Vogelschutz - 1/2012
Magazin für Arten- und Biotopschutz

Streuwiesen und Wiesmähder
Ein neues LBV-Schutzgebiet im Ammertal

von Michael Schödl



Solch eine Chance bekommt man nur einmal! Im Jahr 2010 wurden von einer Erbengemeinschaft rund 70 ha Flächen im Ammertal angeboten. Darunter auch Streuwiesen, Moor- und Wiesmahdflächen. Der Landesbund für Vogelschutz konnte im letzten Jahr davon 16 Hektar erwerben.

Ein Großteil der Flächen liegt in noch nicht hoheitlich gesicherten FFH-Gebieten und in oder randlich an bestehenden Naturschutzgebieten. Einen ca. 20 ha großen Wiesenkomplex hat der Landkreis Garmisch-Partenkirchen zusätzlich erworben, so dass man jetzt gemeinsam im FFH-Gebiet "Ammertaler Wiesmahdhänge" einen Flächenanteil von rund 15% an artenreichen Bergwiesen besitzt. Damit lässt sich der Schutz dieses Biotoptypes nachhaltig verwirklichen und das Gebiet zukünftig sichern.

Wie kann sich der LBV das leisten?

Der ganze Ankauf wurde nur mit einer Förderung durch den Bayerischen Naturschutzfonds möglich. Dabei musste die LBV-Kreisgruppe rund 25.000 Euro selbst aufbringen. Viel für eine Kreisgruppe mit knapp 1.100 Mitgliedern. 10.000 Euro konnten aus dem laufenden Haushalt über Mitgliedsbeiträge, durch die Haus- und Straßensammlung und weitere Spenden abgedeckt werden.

Was ist am "Wiesmahd" so besonders?

Die Ammertaler Wiesmahdhänge sind laut ABSP bayernweit herausragend und in ihrer Gesamtheit von landesweiter Bedeutung. Der Begriff "Wiesmahd" beschreibt ungedüngte, häufig buckelige, extrem artenreiche Wiesen, die traditionell nur einmal im Hochsommer gemäht werden. Mit der sonnenexponierten Lage an den Hängen der Flysch-Vorberge bilden sich hier im Gegensatz zu den "Mittenwalder Buckelwiesen" Halbtrockenrasen aus. Natürlich hohe Nährstoffversorgung sowie gute Wasserversorgung bilden den Grundstock für die Nutzung der Wiesen. Sie zeichnen sich durch einen sehr hohen Strukturreichtum mit einer von Hangrinnen, Quellmulden, Verebnungen und Buckelfluren geprägten Oberfläche und durch das abwechslungsreiche Landschaftsbild mit Gehölzen, Einzelbäumen und blumenreichen Wiesen aus. Die Wiesmahdflächen setzen sich aus Magerrasenflächen, Flachmooranteilen sowie Feuchtund Nasswiesenbeständen zusammen. Charakteristisch sind Silberdistel-Blaugras-Halbtrockenrasen in einer bodensauren, wechselfeuchten Ausbildung mit Kennarten wie Großköpfiger Pippau und Wiesen-Leinblatt. Die Wiesmahdflächen weisen eine sehr hohe floristische Artenvielfalt auf. So finden sich z. B. 240 Arten im Biotopkomplex "Reiche Wiesen", den das Landratsamt erworben hat und der an unsere Flächen angrenzt. Darunter finden sich seltene Arten wie Abgebissener Pippau, Arnika und Pracht-Nelke.

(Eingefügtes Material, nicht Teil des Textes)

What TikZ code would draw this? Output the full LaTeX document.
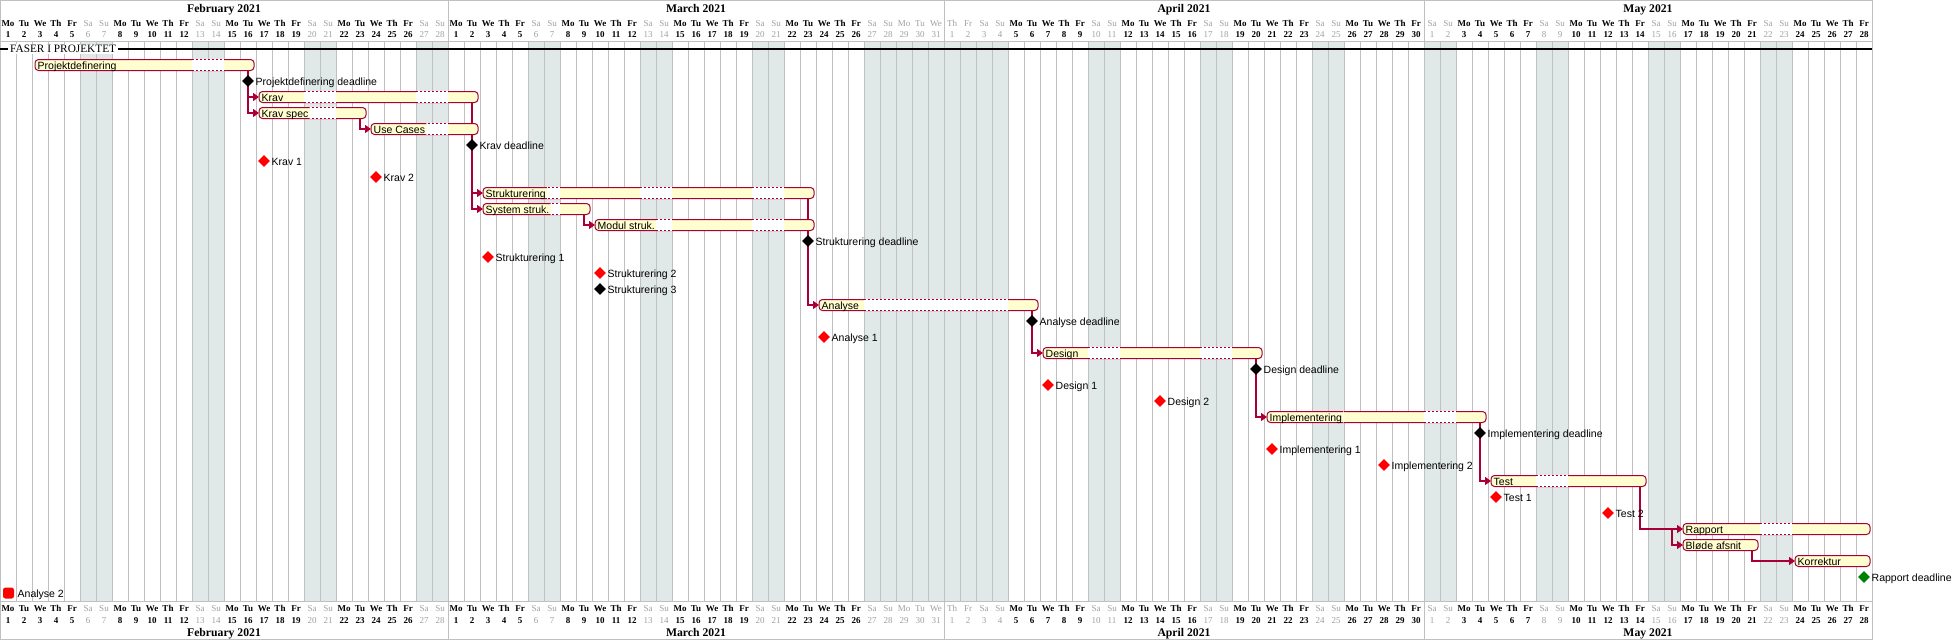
\documentclass[tikz,border=0pt]{standalone}
\usepackage{fontspec}
\setmainfont{Liberation Serif}
\newfontfamily\lsans{Liberation Sans}
\usetikzlibrary{arrows.meta,shapes.geometric}
\definecolor{barfill}{RGB}{254,254,206}
\definecolor{barline}{RGB}{168,0,54}
\definecolor{wkend}{RGB}{224,232,232}
\definecolor{gridc}{RGB}{192,192,192}
\definecolor{closedtxt}{RGB}{160,160,160}
\definecolor{msgreen}{RGB}{0,128,0}
\pgfdeclarelayer{bg}
\pgfdeclarelayer{connl}
\pgfsetlayers{bg,connl,main}

\newcommand\gdayname[1]{\ifcase#1 Mo\or Tu\or We\or Th\or Fr\or Sa\or Su\fi}
\newcommand\gsegs{80/112,192/224,304/336,416/448,528/560,640/672,752/784,864/1008,1088/1120,1200/1232,1312/1344,1424/1456,1536/1568,1648/1680,1760/1792}

\newcommand\gtask[5]{%
  \pgfmathsetmacro\gy{65+16*#2}%
  \pgfmathsetmacro\gxa{16*#3+3}%
  \pgfmathsetmacro\gxb{16*(#4+1)-2}%
  \pgfmathsetmacro\gxl{16*#4+8}%
  \draw[taskbar] (\gxa,\gy-5.5) rectangle (\gxb,\gy+5.5);
  \node[tasklbl] (#1) at (\gxa+1.5,\gy+4) {#5};
  \coordinate (#1-s) at (\gxa,\gy);
  \coordinate (#1-l) at (\gxl,\gy+5.5);
  \coordinate (#1-top) at (\gxa,\gy-7);
  \begin{scope}
    \clip (#1.east |- #1-top) rectangle (\gxb,\gy+7);
    \foreach \sa/\sb in \gsegs {
      \fill[white] (\sa,\gy-6.1) rectangle (\sb,\gy+6.1);
      \draw[taskdash] (\sa,\gy-5.5) -- (\sb,\gy-5.5) (\sa,\gy+5.5) -- (\sb,\gy+5.5);
    }
  \end{scope}
}
\newcommand\gmile[5]{%
  \pgfmathsetmacro\gy{65+16*#2}%
  \pgfmathsetmacro\gx{16*#3+8}%
  \node[mstone, fill=#4] (#1) at (\gx,\gy) {};
  \node[mslbl] (#1-t) at (\gx+6.5,\gy+4) {#5};
}
\newcommand\gmonth[4]{%
  \node[monthlbl] (m-#3-top) at (#4,12) {#3 2021};
  \node[monthlbl] (m-#3-bot) at (#4,636.5) {#3 2021};
  \foreach \i in {1,...,#2} {
    \pgfmathtruncatemacro\gdd{#1+\i-1}
    \pgfmathtruncatemacro\gwk{mod(\gdd,7)}
    \pgfmathtruncatemacro\gcl{or(\gwk>4,and(\gdd>53,\gdd<63))}
    \pgfmathsetmacro\gxc{16*\gdd+8}
    \ifnum\gcl=1 \def\gcol{closedtxt}\def\gfw{\mdseries}\else\def\gcol{black}\def\gfw{\bfseries}\fi
    \node[daytxt, text=\gcol, font=\gfw\fontsize{9}{10}\selectfont] at (\gxc,26.7) {\gdayname{\gwk}};
    \node[daytxt, text=\gcol, font=\gfw\fontsize{9}{10}\selectfont] at (\gxc,37.7) {\i};
    \node[daytxt, text=\gcol, font=\gfw\fontsize{9}{10}\selectfont] at (\gxc,611.7) {\gdayname{\gwk}};
    \node[daytxt, text=\gcol, font=\gfw\fontsize{9}{10}\selectfont] at (\gxc,623.3) {\i};
  }
}

\begin{document}
\begin{tikzpicture}[x=1pt,y=-1pt,
  taskbar/.style={draw=barline, fill=barfill, line width=1pt, rounded corners=3.5pt},
  taskdash/.style={draw=barline, line width=1pt, dash pattern=on 2pt off 2pt},
  tasklbl/.style={font=\lsans\fontsize{10.5}{12}\selectfont, anchor=base west, inner xsep=1pt, inner ysep=0pt},
  mstone/.style={diamond, minimum width=12pt, minimum height=12pt, inner sep=0pt},
  mslbl/.style={font=\lsans\fontsize{10.5}{12}\selectfont, anchor=base west, inner xsep=1pt, inner ysep=0pt},
  monthlbl/.style={font=\bfseries\fontsize{11.7}{13}\selectfont, anchor=base, inner sep=0pt},
  daytxt/.style={anchor=base, inner sep=0pt},
  gridl/.style={draw=gridc, line width=0.9pt},
  framel/.style={draw=gridc, line width=1pt},
  connp/.style={draw=barline, line width=1.5pt},
  conna/.style={draw=barline, line width=1.5pt, -{Triangle[length=6pt,width=8pt]}},
  sepl/.style={draw=black, line width=1.2pt}
]
\useasboundingbox (0,0) rectangle (1954,640);
\begin{pgfonlayer}{bg}
  \fill[white] (0,0) rectangle (1954,640);
  \foreach \sa/\sb in \gsegs {\fill[wkend] (\sa,41.3) rectangle (\sb,601.5);}
  \foreach \k in {1,...,116} {\draw[gridl] ({16*\k},41.3) -- ({16*\k},601.5);}
\end{pgfonlayer}

% frame
\draw[framel] (0,0.5) -- (1872,0.5);
\draw[framel] (0,639.5) -- (1872,639.5);
\draw[framel] (0.5,0) -- (0.5,640);
\draw[framel] (1872,0) -- (1872,640);
\draw[framel] (0,41.3) -- (1872,41.3);
\draw[framel] (0,601.5) -- (1872,601.5);
\foreach \mx in {448,944,1424} {
  \draw[framel] (\mx,0) -- (\mx,41.3);
  \draw[framel] (\mx,601.5) -- (\mx,640);
}

% header / footer
\gmonth{0}{28}{February}{224}
\gmonth{28}{31}{March}{696}
\gmonth{59}{30}{April}{1184}
\gmonth{89}{28}{May}{1648}

% separator
\draw[sepl] (0,49) -- (1872,49);
\node[fill=white, anchor=base west, inner xsep=2pt, inner ysep=1pt, font=\fontsize{11.3}{13}\selectfont] (sep) at (8,52.5) {FASER I PROJEKTET};

% tasks
\gtask{pd}{0}{2}{15}{Projektdefinering}
\gtask{krav}{2}{16}{29}{Krav}
\gtask{kspec}{3}{16}{22}{Krav spec}
\gtask{uc}{4}{23}{29}{Use Cases}
\gtask{str}{8}{30}{50}{Strukturering}
\gtask{sys}{9}{30}{36}{System struk.}
\gtask{mod}{10}{37}{50}{Modul struk.}
\gtask{ana}{15}{51}{64}{Analyse}
\gtask{des}{18}{65}{78}{Design}
\gtask{imp}{22}{79}{92}{Implementering}
\gtask{test}{26}{93}{102}{Test}
\gtask{rap}{29}{105}{116}{Rapport}
\gtask{blo}{30}{105}{109}{Bløde afsnit}
\gtask{kor}{31}{112}{116}{Korrektur}

% milestones
\gmile{pdl}{1}{15}{black}{Projektdefinering deadline}
\gmile{kdl}{5}{29}{black}{Krav deadline}
\gmile{k1}{6}{16}{red}{Krav 1}
\gmile{k2}{7}{23}{red}{Krav 2}
\gmile{sdl}{11}{50}{black}{Strukturering deadline}
\gmile{s1}{12}{30}{red}{Strukturering 1}
\gmile{s2}{13}{37}{red}{Strukturering 2}
\gmile{s3}{14}{37}{black}{Strukturering 3}
\gmile{adl}{16}{64}{black}{Analyse deadline}
\gmile{a1}{17}{51}{red}{Analyse 1}
\gmile{ddl}{19}{78}{black}{Design deadline}
\gmile{d1}{20}{65}{red}{Design 1}
\gmile{d2}{21}{72}{red}{Design 2}
\gmile{idl}{23}{92}{black}{Implementering deadline}
\gmile{i1}{24}{79}{red}{Implementering 1}
\gmile{i2}{25}{86}{red}{Implementering 2}
\gmile{t1}{27}{93}{red}{Test 1}
\gmile{t2}{28}{100}{red}{Test 2}
\gmile{rdl}{32}{116}{msgreen}{Rapport deadline}
\node[fill=red, rounded corners=2.5pt, minimum size=11pt, inner sep=0pt] (a2) at (8.5,593) {};
\node[mslbl] (a2-t) at (16.5,597) {Analyse 2};

% connectors
\begin{pgfonlayer}{connl}
\draw[connp] (pd-l) -- (pdl.center);
\draw[conna] (pdl.center) |- (krav-s);
\draw[conna] (pdl.center) |- (kspec-s);
\draw[conna] (kspec-l) |- (uc-s);
\draw[connp] (krav-l) -- (kdl.center);
\draw[connp] (uc-l) -- (kdl.center);
\draw[conna] (kdl.center) |- (str-s);
\draw[conna] (kdl.center) |- (sys-s);
\draw[conna] (sys-l) |- (mod-s);
\draw[connp] (str-l) -- (sdl.center);
\draw[connp] (mod-l) -- (sdl.center);
\draw[conna] (sdl.center) |- (ana-s);
\draw[connp] (ana-l) -- (adl.center);
\draw[conna] (adl.center) |- (des-s);
\draw[connp] (des-l) -- (ddl.center);
\draw[conna] (ddl.center) |- (imp-s);
\draw[connp] (imp-l) -- (idl.center);
\draw[conna] (idl.center) |- (test-s);
\draw[conna] (test-l) |- (rap-s);
\draw[conna] (test-l) |- ([xshift=-11pt]rap-s) |- (blo-s);
\draw[conna] (blo-l) |- (kor-s);
\end{pgfonlayer}
\end{tikzpicture}
\end{document}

Herausragend sind die Orchideenvorkommen u.a. mit der stark gefährdeten Bienen-Ragwurz und dem Kleinen Knabenkraut. Für beweidete Flächen ist die Herbst-Wendelähre charakteristisch. Dementsprechend finden sich dann auch viele Nutzer dieser Pflanzen wie Tagfalter und Heuschrecken. Aus Kartierarbeiten der Kreisgruppe liegen Nachweise von Heidegrashüpfer, Schwarzfleckigem Grashüpfer, Warzenbeißer, Feldgrille und ohne die älteren ASK-Nachweise 14 weitere Arten vor. Das entspricht über 1/3 der im Landkreis vorkommenden Heuschreckenarten. Unmittelbar angrenzend an die erworbenen Flächen besteht eine überregional bedeutsame Wochenstube der Kleinen Bartfledermaus mit über 100 Tieren, die sicher auch von unseren Wiesen Nahrung beziehen.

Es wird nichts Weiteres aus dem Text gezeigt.